-- BEGIN --

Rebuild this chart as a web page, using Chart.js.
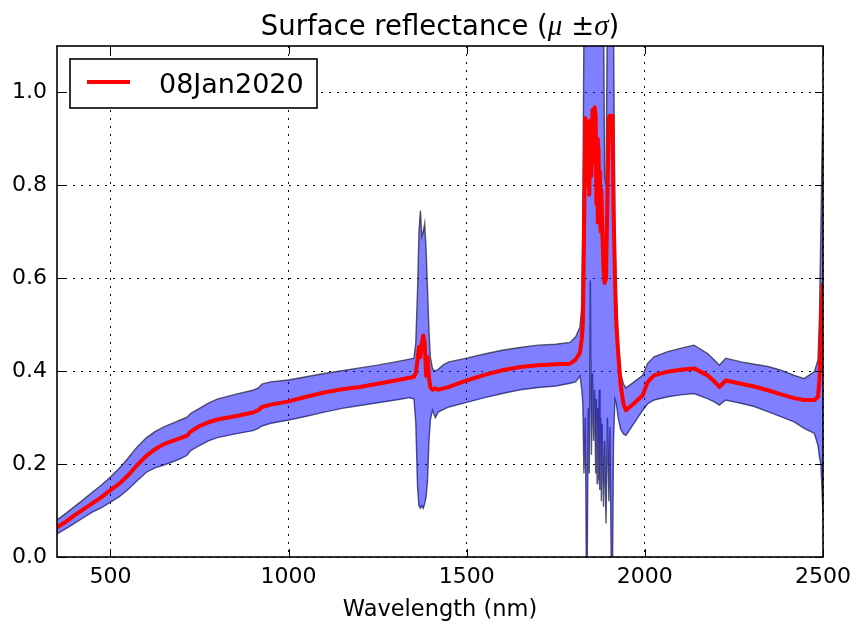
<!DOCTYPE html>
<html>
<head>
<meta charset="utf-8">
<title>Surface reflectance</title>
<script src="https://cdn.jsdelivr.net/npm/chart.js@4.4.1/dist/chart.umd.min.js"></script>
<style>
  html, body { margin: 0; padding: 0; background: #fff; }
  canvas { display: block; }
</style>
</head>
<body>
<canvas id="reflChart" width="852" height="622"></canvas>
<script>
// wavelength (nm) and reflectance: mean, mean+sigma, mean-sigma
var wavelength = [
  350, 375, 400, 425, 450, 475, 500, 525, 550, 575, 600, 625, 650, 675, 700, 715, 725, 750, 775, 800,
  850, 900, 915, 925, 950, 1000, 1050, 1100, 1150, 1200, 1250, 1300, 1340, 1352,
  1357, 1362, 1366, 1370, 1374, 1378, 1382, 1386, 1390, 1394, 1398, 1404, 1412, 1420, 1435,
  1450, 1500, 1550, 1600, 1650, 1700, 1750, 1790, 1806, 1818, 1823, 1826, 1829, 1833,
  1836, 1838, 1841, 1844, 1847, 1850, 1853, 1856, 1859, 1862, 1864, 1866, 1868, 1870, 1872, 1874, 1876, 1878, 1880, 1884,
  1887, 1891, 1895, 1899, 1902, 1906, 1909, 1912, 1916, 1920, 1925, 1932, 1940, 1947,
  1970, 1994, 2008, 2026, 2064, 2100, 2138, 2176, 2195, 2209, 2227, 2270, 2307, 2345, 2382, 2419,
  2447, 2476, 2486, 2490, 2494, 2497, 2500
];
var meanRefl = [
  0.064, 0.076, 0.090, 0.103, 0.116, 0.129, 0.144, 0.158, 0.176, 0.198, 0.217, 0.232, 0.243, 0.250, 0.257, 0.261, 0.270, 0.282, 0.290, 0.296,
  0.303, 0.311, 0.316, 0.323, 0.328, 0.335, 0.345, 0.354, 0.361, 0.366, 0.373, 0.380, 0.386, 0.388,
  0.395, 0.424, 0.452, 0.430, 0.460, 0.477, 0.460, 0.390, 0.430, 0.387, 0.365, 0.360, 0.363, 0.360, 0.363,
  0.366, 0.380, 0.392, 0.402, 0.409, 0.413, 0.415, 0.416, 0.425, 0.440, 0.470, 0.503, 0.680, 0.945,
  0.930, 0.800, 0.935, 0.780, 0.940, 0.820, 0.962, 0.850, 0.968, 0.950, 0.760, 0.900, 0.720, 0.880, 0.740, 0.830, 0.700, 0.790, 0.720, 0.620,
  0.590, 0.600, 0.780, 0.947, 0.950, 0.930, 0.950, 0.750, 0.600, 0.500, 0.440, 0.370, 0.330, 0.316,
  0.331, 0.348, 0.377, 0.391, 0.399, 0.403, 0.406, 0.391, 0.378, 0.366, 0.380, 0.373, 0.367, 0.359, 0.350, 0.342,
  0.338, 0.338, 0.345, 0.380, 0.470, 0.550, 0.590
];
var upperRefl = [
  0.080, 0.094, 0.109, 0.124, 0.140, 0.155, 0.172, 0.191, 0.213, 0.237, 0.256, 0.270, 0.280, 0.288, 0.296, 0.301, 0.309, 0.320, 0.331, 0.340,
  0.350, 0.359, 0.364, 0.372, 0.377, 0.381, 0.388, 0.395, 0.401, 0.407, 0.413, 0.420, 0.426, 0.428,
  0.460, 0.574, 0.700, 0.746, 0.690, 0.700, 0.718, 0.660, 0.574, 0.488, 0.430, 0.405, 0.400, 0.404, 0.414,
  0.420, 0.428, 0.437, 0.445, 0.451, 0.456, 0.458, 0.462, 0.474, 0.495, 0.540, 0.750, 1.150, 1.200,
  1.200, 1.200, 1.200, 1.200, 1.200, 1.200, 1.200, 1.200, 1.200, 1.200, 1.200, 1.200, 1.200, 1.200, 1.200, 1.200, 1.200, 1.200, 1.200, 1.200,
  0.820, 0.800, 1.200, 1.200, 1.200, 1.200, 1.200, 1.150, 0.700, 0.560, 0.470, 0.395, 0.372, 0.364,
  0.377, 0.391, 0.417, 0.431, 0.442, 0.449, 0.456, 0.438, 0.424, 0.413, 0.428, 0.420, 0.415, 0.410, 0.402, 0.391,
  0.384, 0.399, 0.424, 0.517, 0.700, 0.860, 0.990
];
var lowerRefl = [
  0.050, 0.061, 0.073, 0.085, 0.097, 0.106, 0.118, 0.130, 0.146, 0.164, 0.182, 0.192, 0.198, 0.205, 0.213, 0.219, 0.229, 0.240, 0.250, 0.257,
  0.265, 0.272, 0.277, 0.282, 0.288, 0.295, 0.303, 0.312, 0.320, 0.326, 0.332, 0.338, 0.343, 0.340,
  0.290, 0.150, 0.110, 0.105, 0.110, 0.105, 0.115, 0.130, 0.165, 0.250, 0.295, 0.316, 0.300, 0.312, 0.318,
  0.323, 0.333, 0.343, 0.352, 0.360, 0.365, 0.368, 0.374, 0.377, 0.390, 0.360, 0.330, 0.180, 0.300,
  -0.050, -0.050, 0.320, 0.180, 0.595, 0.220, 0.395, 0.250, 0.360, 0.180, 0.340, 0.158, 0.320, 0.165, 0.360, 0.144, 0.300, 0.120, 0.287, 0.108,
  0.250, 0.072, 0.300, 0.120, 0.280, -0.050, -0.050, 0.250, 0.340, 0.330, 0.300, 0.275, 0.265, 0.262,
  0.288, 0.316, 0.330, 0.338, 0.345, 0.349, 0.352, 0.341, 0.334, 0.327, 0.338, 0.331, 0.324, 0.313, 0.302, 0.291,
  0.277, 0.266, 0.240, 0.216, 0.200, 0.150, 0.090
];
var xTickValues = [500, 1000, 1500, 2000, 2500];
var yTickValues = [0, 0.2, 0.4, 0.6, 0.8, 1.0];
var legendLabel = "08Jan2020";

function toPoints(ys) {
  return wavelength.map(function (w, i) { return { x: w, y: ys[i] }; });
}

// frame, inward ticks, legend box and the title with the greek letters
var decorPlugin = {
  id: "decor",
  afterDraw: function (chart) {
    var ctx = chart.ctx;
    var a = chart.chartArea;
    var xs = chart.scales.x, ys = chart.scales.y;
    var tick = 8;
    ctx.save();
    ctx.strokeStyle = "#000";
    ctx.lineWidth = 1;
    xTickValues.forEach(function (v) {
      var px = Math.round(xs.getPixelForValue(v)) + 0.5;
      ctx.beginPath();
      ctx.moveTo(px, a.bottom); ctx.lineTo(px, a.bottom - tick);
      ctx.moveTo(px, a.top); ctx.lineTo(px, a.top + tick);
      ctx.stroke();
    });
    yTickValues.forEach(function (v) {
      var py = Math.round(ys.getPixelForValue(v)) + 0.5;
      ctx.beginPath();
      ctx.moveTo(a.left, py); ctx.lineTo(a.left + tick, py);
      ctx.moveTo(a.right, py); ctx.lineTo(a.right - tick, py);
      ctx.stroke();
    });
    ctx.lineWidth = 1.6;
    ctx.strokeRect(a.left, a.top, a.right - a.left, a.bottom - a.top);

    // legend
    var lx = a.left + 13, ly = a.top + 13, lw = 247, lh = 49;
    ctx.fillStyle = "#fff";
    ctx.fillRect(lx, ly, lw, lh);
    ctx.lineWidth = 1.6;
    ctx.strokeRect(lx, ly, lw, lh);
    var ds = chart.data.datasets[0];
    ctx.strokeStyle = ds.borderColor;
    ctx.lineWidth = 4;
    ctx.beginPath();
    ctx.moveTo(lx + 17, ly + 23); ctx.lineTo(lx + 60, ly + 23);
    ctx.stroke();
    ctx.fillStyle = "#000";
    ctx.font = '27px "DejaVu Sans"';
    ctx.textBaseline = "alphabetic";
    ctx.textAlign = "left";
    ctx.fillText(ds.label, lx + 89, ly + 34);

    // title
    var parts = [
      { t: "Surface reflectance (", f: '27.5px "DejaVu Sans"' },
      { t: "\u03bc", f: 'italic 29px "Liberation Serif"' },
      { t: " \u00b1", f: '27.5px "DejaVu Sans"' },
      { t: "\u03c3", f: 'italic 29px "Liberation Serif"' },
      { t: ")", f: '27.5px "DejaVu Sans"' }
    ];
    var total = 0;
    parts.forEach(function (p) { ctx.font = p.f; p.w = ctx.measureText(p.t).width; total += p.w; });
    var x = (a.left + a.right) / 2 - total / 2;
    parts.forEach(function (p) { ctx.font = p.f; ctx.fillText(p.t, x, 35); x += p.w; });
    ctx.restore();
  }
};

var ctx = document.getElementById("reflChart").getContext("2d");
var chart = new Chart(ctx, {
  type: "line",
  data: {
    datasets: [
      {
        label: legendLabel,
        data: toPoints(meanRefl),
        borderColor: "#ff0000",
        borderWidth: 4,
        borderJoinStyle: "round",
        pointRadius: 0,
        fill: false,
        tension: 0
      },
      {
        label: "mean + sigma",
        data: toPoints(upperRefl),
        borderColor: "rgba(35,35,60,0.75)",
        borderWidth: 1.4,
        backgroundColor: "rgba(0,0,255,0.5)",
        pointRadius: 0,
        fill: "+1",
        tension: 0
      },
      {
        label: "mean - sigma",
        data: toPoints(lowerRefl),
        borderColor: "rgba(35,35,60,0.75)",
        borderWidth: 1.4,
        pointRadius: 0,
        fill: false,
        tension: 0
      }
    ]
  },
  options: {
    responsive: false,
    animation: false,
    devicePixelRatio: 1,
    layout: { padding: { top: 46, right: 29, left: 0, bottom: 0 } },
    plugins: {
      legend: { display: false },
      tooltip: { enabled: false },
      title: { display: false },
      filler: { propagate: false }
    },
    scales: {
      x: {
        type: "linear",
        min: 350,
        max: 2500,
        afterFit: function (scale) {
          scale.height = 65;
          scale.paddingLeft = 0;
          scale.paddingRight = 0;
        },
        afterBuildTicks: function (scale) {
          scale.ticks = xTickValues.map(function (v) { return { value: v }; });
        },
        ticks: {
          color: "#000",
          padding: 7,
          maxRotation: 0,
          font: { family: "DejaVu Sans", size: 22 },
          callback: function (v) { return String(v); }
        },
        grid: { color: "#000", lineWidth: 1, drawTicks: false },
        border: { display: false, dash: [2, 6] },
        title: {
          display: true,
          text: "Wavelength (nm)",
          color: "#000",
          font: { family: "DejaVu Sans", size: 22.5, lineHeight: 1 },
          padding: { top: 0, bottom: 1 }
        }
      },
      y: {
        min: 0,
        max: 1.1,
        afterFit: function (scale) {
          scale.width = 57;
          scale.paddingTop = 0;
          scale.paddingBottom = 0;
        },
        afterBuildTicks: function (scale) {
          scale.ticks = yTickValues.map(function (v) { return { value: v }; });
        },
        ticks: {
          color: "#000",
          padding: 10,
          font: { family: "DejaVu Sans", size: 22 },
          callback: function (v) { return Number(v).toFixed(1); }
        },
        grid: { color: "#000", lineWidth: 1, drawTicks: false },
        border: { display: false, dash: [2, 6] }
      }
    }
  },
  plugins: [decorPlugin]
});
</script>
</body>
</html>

-- END --
-- BEGIN --

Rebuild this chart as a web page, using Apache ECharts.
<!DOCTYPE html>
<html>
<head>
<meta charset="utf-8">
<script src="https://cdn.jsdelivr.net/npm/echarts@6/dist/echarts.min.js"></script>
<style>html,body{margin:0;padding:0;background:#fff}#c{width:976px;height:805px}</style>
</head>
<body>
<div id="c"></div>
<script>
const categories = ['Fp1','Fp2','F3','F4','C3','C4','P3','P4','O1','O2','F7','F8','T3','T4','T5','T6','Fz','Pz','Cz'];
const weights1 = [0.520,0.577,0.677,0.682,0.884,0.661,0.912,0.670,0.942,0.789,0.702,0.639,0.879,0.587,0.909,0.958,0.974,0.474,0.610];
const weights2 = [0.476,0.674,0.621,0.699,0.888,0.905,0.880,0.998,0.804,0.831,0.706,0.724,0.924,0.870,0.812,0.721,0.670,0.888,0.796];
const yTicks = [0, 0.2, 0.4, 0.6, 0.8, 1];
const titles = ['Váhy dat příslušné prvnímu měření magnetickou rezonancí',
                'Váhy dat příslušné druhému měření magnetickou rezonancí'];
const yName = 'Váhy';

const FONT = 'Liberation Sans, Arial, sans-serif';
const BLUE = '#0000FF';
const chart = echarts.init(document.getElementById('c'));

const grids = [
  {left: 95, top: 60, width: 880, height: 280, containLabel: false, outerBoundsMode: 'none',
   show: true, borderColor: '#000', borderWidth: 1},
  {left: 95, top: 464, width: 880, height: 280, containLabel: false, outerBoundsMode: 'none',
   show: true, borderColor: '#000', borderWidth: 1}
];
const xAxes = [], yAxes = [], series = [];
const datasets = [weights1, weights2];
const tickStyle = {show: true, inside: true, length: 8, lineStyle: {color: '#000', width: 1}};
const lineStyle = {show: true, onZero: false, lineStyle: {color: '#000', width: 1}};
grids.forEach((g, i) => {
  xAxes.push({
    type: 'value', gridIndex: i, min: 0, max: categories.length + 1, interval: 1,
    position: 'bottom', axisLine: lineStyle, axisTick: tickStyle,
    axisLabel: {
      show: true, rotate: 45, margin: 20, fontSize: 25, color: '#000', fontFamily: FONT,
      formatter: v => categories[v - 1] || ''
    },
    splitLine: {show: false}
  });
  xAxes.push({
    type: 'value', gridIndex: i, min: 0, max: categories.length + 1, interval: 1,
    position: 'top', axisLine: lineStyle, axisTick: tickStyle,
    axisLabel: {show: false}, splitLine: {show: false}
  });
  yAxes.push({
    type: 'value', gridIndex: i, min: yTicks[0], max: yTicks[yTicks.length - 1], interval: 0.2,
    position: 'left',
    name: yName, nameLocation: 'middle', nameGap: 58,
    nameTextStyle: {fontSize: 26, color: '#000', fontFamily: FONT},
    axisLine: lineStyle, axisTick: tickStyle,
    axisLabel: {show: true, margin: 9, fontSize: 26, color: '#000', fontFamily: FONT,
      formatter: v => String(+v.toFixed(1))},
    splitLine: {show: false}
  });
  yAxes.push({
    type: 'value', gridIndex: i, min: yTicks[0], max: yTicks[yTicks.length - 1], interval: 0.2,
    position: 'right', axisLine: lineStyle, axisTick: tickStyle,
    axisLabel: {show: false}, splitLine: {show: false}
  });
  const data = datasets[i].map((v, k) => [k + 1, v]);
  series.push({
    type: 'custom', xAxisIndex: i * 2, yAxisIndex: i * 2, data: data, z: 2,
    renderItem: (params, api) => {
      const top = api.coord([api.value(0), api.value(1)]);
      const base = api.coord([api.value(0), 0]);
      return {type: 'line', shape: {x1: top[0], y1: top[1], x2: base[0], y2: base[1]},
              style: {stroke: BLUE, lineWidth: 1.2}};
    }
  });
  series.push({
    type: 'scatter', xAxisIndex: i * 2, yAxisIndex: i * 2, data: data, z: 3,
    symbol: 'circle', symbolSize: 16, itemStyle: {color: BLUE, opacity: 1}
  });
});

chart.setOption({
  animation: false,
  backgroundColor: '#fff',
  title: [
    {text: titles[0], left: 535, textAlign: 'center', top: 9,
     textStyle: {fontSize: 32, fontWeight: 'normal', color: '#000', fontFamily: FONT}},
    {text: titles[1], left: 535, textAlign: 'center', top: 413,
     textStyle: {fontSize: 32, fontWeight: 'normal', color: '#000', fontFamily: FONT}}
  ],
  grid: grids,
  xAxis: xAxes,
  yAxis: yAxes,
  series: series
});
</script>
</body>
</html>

-- END --

- [WORK TO BE COMPLETED]:
Begin at the line that has "Rebuild this chart as a web page, using Apache" in the entries above; stop after the line that has "const chart = echarts.init(document.getElementById('c'));". Transcribe exactly those lines and no others.

- [WRITTEN ANSWER]:
Rebuild this chart as a web page, using Apache ECharts.
<!DOCTYPE html>
<html>
<head>
<meta charset="utf-8">
<script src="https://cdn.jsdelivr.net/npm/echarts@6/dist/echarts.min.js"></script>
<style>html,body{margin:0;padding:0;background:#fff}#c{width:976px;height:805px}</style>
</head>
<body>
<div id="c"></div>
<script>
const categories = ['Fp1','Fp2','F3','F4','C3','C4','P3','P4','O1','O2','F7','F8','T3','T4','T5','T6','Fz','Pz','Cz'];
const weights1 = [0.520,0.577,0.677,0.682,0.884,0.661,0.912,0.670,0.942,0.789,0.702,0.639,0.879,0.587,0.909,0.958,0.974,0.474,0.610];
const weights2 = [0.476,0.674,0.621,0.699,0.888,0.905,0.880,0.998,0.804,0.831,0.706,0.724,0.924,0.870,0.812,0.721,0.670,0.888,0.796];
const yTicks = [0, 0.2, 0.4, 0.6, 0.8, 1];
const titles = ['Váhy dat příslušné prvnímu měření magnetickou rezonancí',
                'Váhy dat příslušné druhému měření magnetickou rezonancí'];
const yName = 'Váhy';

const FONT = 'Liberation Sans, Arial, sans-serif';
const BLUE = '#0000FF';
const chart = echarts.init(document.getElementById('c'));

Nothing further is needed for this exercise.